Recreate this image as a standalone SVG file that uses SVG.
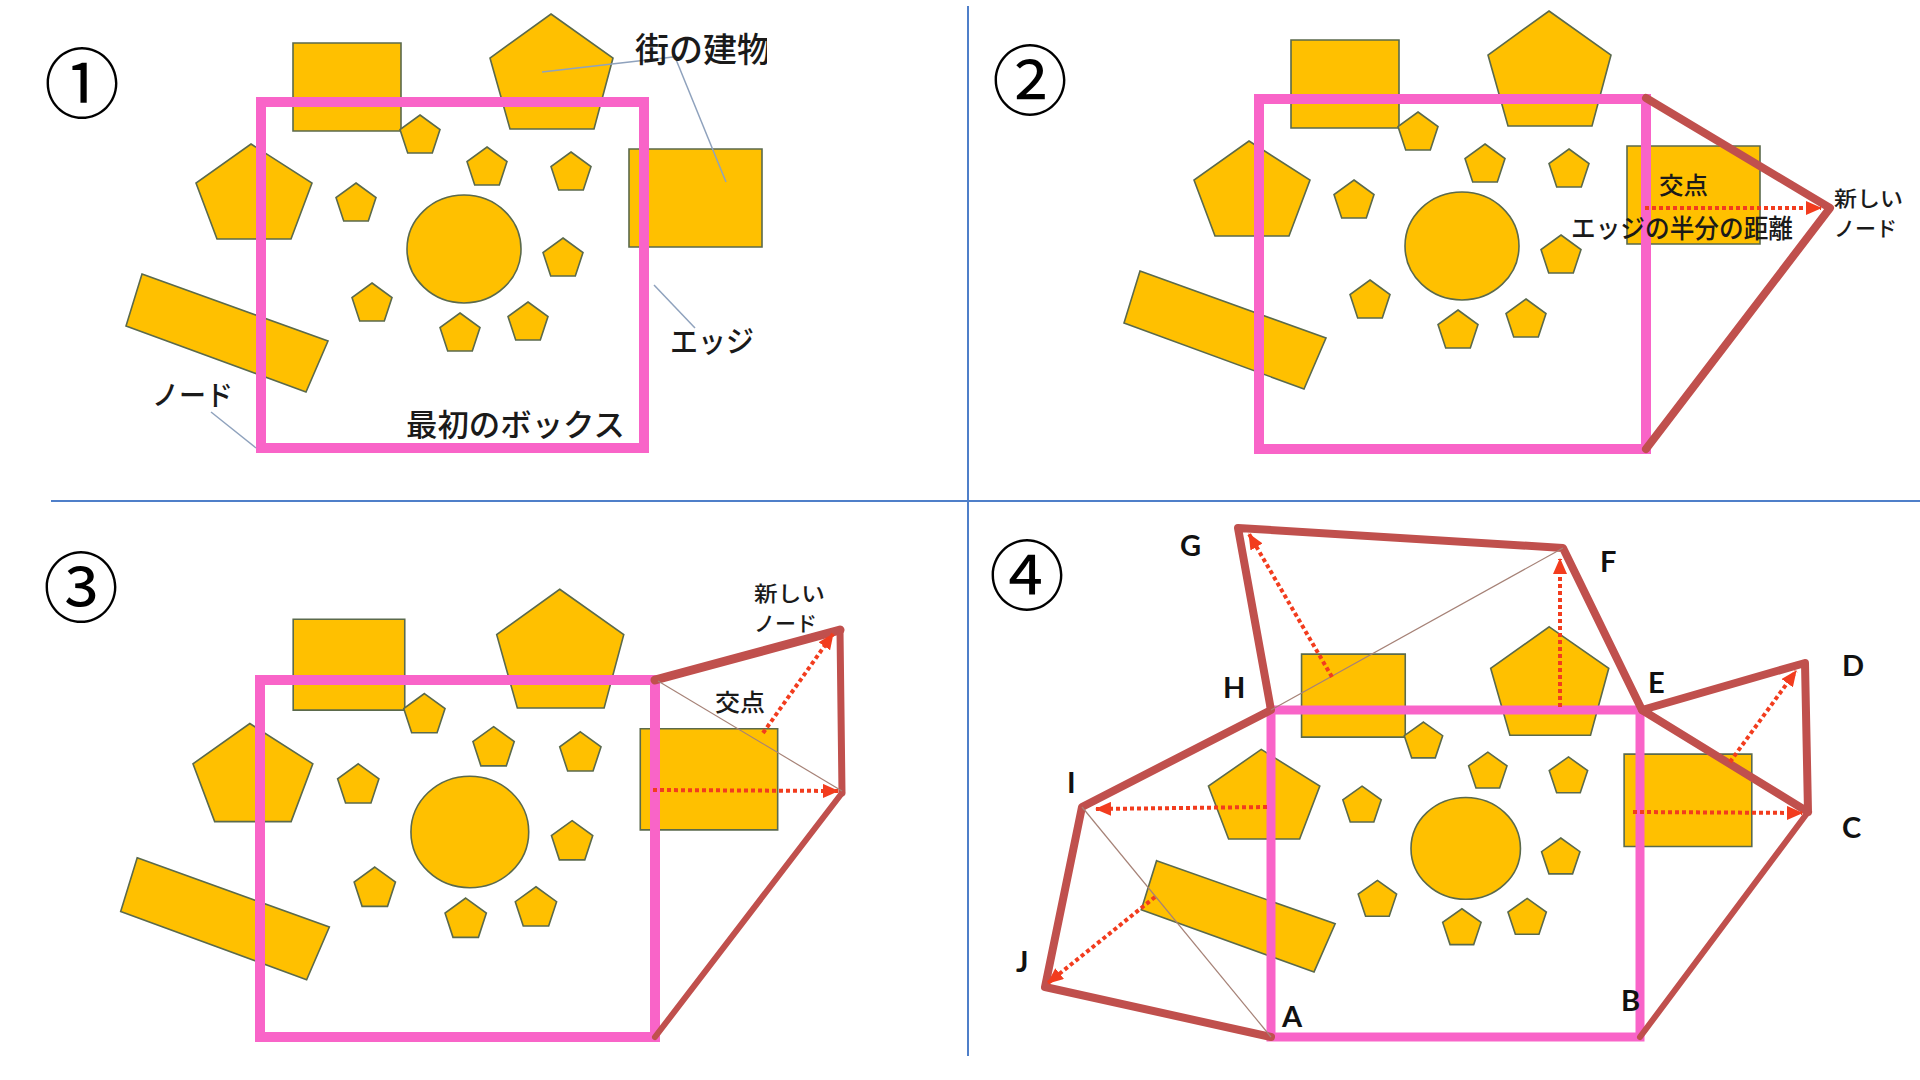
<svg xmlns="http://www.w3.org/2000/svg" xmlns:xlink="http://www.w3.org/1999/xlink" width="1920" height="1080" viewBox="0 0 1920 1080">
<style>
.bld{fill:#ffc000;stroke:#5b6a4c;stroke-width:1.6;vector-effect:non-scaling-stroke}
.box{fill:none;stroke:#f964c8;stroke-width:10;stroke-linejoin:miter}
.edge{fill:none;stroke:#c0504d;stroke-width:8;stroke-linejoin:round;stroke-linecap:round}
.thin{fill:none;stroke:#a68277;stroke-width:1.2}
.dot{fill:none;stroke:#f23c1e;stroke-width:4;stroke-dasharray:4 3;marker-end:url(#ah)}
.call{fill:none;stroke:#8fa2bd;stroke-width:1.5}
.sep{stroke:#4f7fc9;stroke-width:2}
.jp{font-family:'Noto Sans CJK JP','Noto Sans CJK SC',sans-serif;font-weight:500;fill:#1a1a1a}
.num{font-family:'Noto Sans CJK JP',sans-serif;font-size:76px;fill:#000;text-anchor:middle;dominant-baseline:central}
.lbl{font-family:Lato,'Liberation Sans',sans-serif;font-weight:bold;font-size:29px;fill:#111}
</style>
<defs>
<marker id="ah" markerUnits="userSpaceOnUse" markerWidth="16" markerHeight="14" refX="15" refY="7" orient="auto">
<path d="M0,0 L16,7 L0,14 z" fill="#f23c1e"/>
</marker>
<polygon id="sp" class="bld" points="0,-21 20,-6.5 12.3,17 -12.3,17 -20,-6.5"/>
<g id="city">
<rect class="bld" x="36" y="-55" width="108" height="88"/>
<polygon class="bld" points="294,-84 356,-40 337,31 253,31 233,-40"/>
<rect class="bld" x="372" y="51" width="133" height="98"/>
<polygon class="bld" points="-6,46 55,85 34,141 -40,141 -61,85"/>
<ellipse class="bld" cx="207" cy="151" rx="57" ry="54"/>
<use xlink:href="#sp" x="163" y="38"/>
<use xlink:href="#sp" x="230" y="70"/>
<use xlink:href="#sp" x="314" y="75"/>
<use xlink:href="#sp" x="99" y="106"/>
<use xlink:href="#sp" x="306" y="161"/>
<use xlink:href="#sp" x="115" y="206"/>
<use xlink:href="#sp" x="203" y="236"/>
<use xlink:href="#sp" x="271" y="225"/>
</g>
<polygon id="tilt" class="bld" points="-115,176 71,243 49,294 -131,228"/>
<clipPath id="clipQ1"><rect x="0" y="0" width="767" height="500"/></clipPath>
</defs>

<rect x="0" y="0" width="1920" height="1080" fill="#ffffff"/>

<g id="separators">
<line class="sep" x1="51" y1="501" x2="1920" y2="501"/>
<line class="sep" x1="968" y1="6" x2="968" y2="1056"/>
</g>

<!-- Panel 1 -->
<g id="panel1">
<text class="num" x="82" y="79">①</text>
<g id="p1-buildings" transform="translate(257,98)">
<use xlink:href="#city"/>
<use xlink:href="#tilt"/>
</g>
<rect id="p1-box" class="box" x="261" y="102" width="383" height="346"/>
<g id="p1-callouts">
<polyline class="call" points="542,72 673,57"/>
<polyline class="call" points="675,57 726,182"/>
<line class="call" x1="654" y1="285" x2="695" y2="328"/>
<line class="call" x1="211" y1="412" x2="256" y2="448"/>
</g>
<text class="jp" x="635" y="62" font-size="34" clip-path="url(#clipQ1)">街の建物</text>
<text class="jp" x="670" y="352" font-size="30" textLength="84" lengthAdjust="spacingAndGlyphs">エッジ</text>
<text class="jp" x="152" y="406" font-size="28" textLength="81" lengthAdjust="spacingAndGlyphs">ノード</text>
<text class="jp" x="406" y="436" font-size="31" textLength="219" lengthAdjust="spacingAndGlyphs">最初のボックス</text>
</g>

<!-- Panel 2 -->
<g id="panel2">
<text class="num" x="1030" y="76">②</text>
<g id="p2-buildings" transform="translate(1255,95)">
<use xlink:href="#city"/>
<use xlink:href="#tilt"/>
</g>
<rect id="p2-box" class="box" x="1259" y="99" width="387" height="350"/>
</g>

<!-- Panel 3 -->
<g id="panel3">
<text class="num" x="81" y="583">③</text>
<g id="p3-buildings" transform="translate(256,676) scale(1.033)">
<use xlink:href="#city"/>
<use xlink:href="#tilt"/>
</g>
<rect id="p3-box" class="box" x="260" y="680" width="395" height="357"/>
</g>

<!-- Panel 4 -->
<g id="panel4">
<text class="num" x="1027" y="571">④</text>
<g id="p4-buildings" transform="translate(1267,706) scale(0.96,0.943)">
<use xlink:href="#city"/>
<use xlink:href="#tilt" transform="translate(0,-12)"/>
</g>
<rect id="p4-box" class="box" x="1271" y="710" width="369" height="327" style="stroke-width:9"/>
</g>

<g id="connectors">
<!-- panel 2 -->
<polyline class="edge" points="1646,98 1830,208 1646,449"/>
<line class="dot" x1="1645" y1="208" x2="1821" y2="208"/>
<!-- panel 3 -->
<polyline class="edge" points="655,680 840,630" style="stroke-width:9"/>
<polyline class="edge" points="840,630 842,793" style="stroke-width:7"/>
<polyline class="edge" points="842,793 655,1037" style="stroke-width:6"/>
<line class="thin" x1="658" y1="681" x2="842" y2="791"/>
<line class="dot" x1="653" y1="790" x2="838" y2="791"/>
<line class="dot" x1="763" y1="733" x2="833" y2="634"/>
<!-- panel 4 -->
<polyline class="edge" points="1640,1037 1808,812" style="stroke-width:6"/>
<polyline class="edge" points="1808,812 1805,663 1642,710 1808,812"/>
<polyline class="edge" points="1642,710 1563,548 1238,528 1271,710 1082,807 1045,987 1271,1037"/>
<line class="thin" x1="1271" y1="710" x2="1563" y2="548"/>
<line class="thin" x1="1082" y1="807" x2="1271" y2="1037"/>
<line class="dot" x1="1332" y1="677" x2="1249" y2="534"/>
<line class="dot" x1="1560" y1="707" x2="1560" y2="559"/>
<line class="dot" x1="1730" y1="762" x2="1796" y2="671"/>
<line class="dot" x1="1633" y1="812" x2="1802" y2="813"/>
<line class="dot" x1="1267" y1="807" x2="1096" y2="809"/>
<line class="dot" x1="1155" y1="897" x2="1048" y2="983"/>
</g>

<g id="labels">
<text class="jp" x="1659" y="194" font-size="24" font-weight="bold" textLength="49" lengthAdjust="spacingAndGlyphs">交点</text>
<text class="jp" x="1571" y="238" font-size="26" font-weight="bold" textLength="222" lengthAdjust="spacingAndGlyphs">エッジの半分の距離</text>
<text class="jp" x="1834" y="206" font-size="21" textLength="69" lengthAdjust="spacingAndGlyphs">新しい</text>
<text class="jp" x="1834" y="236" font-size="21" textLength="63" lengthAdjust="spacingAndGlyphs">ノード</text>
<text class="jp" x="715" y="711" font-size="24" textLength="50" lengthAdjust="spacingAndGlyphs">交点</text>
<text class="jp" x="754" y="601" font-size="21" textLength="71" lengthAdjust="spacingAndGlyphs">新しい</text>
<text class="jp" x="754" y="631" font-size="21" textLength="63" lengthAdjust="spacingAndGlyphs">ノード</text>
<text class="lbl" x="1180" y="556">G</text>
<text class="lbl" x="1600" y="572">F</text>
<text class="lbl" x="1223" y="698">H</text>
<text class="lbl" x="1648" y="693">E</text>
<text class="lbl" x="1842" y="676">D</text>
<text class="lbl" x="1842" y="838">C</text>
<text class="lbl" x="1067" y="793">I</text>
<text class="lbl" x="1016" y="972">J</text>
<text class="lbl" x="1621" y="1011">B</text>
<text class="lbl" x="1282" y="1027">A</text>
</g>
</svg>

...

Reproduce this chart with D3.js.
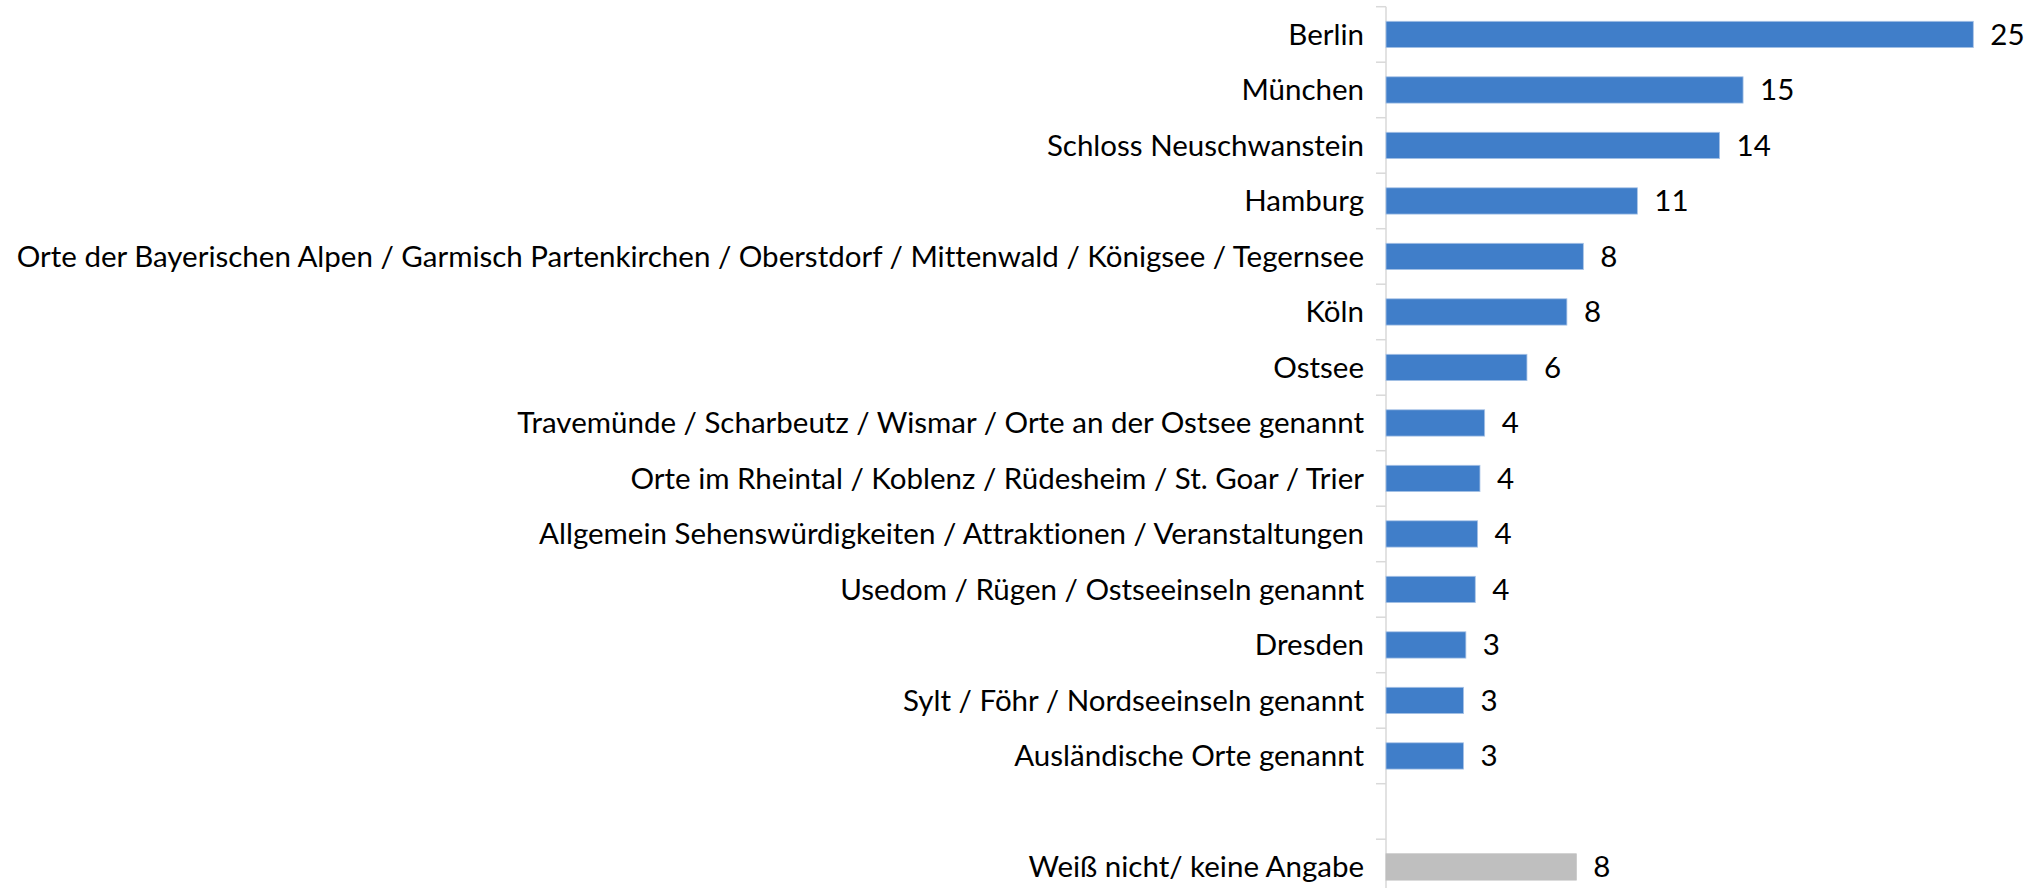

==

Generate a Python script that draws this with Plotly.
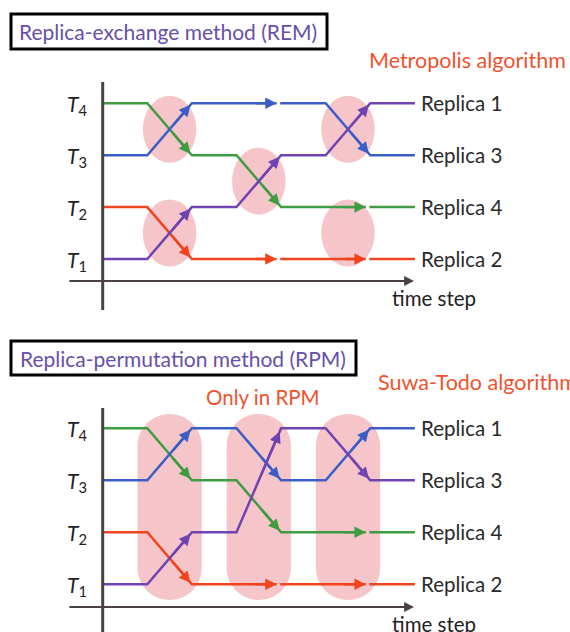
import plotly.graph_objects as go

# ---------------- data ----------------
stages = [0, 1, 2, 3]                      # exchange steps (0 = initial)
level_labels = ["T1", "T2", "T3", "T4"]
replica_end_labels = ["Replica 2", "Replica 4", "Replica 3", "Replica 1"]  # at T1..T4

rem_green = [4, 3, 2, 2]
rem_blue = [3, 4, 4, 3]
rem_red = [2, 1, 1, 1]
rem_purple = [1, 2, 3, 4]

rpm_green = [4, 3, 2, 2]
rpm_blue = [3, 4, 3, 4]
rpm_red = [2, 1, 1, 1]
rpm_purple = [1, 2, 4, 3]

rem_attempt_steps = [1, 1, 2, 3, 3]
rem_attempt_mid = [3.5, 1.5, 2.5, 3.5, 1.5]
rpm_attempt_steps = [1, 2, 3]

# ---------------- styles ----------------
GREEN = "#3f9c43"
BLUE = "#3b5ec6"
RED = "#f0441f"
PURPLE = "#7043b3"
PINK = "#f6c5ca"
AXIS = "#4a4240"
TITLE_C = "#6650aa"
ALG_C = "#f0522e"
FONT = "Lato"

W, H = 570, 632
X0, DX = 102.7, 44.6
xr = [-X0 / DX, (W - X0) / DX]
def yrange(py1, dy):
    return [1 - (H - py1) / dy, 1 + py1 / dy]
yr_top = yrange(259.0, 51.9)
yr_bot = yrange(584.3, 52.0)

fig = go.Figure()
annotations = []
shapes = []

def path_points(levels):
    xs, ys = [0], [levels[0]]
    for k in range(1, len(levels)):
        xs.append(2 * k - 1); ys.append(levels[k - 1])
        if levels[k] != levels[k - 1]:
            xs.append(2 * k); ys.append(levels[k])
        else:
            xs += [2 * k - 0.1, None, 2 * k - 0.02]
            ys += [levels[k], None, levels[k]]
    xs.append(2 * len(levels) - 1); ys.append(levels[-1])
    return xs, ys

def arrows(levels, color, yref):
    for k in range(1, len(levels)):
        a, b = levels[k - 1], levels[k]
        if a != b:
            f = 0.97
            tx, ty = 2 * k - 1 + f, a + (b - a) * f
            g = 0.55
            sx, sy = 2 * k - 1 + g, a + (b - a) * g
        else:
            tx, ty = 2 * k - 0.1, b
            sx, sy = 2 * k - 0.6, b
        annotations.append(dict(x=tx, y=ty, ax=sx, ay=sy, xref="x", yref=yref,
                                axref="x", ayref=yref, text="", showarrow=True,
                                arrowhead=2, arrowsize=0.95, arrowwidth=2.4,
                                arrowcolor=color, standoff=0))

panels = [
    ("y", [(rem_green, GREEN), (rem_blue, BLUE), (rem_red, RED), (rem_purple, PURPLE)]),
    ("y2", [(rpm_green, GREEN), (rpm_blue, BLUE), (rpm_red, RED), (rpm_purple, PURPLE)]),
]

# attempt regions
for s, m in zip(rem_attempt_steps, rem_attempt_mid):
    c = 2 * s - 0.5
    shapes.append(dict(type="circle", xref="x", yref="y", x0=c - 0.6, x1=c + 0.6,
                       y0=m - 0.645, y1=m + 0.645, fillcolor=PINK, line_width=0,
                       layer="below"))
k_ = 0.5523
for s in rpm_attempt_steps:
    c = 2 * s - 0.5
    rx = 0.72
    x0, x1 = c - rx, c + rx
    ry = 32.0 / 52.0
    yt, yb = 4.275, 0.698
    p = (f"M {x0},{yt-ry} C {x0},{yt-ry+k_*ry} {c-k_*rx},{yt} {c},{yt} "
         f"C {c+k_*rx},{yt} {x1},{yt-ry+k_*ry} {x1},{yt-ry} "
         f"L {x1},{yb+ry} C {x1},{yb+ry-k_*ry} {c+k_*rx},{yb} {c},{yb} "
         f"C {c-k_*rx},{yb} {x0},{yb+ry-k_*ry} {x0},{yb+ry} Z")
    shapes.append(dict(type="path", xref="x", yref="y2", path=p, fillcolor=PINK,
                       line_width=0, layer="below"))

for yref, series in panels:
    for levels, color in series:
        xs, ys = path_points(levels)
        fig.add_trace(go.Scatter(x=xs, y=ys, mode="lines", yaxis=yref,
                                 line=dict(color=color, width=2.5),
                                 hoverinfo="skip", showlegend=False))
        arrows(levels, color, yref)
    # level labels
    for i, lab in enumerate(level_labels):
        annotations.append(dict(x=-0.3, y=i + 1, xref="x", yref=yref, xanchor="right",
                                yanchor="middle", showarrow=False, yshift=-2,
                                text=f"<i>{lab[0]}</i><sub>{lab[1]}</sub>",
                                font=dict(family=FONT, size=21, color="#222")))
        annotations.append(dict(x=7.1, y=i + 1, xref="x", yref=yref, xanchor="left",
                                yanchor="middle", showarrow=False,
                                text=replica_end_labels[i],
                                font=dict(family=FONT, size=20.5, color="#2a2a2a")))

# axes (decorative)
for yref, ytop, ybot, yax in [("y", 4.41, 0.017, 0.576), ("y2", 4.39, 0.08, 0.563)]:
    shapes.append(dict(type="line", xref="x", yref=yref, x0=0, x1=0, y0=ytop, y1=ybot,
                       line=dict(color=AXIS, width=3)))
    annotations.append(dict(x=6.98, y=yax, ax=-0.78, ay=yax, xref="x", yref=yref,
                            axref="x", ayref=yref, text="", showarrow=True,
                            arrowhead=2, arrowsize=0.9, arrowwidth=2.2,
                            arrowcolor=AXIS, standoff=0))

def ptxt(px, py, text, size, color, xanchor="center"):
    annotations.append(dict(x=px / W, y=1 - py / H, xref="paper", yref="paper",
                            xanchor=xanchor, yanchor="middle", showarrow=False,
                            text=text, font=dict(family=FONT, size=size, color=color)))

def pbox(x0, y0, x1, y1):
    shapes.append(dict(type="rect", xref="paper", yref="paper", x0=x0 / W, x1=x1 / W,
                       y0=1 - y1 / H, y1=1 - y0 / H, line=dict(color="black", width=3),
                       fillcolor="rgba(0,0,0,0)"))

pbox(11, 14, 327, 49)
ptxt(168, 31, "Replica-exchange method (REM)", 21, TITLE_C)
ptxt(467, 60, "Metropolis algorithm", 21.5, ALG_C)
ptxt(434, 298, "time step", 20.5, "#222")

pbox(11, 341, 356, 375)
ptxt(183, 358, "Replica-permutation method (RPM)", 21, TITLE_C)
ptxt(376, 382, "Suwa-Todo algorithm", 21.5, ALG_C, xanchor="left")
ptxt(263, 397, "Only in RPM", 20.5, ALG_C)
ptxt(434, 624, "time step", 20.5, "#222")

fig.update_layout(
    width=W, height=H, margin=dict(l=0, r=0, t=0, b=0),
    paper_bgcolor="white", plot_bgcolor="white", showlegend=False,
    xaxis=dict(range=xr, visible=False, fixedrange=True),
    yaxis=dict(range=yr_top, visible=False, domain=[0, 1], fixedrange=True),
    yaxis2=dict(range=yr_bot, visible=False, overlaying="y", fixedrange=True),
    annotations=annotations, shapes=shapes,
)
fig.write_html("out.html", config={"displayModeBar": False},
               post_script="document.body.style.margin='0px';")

**PROMPT**
Could you quote, word for word, only the lines from the one containing "Generate a Python" through the one containing "arrowcolor=color, standoff=0))", both included, and leave out any pictures?

**REPLY TO THE TASK**
Generate a Python script that draws this with Plotly.
import plotly.graph_objects as go

# ---------------- data ----------------
stages = [0, 1, 2, 3]                      # exchange steps (0 = initial)
level_labels = ["T1", "T2", "T3", "T4"]
replica_end_labels = ["Replica 2", "Replica 4", "Replica 3", "Replica 1"]  # at T1..T4

rem_green = [4, 3, 2, 2]
rem_blue = [3, 4, 4, 3]
rem_red = [2, 1, 1, 1]
rem_purple = [1, 2, 3, 4]

rpm_green = [4, 3, 2, 2]
rpm_blue = [3, 4, 3, 4]
rpm_red = [2, 1, 1, 1]
rpm_purple = [1, 2, 4, 3]

rem_attempt_steps = [1, 1, 2, 3, 3]
rem_attempt_mid = [3.5, 1.5, 2.5, 3.5, 1.5]
rpm_attempt_steps = [1, 2, 3]

# ---------------- styles ----------------
GREEN = "#3f9c43"
BLUE = "#3b5ec6"
RED = "#f0441f"
PURPLE = "#7043b3"
PINK = "#f6c5ca"
AXIS = "#4a4240"
TITLE_C = "#6650aa"
ALG_C = "#f0522e"
FONT = "Lato"

W, H = 570, 632
X0, DX = 102.7, 44.6
xr = [-X0 / DX, (W - X0) / DX]
def yrange(py1, dy):
    return [1 - (H - py1) / dy, 1 + py1 / dy]
yr_top = yrange(259.0, 51.9)
yr_bot = yrange(584.3, 52.0)

fig = go.Figure()
annotations = []
shapes = []

def path_points(levels):
    xs, ys = [0], [levels[0]]
    for k in range(1, len(levels)):
        xs.append(2 * k - 1); ys.append(levels[k - 1])
        if levels[k] != levels[k - 1]:
            xs.append(2 * k); ys.append(levels[k])
        else:
            xs += [2 * k - 0.1, None, 2 * k - 0.02]
            ys += [levels[k], None, levels[k]]
    xs.append(2 * len(levels) - 1); ys.append(levels[-1])
    return xs, ys

def arrows(levels, color, yref):
    for k in range(1, len(levels)):
        a, b = levels[k - 1], levels[k]
        if a != b:
            f = 0.97
            tx, ty = 2 * k - 1 + f, a + (b - a) * f
            g = 0.55
            sx, sy = 2 * k - 1 + g, a + (b - a) * g
        else:
            tx, ty = 2 * k - 0.1, b
            sx, sy = 2 * k - 0.6, b
        annotations.append(dict(x=tx, y=ty, ax=sx, ay=sy, xref="x", yref=yref,
                                axref="x", ayref=yref, text="", showarrow=True,
                                arrowhead=2, arrowsize=0.95, arrowwidth=2.4,
                                arrowcolor=color, standoff=0))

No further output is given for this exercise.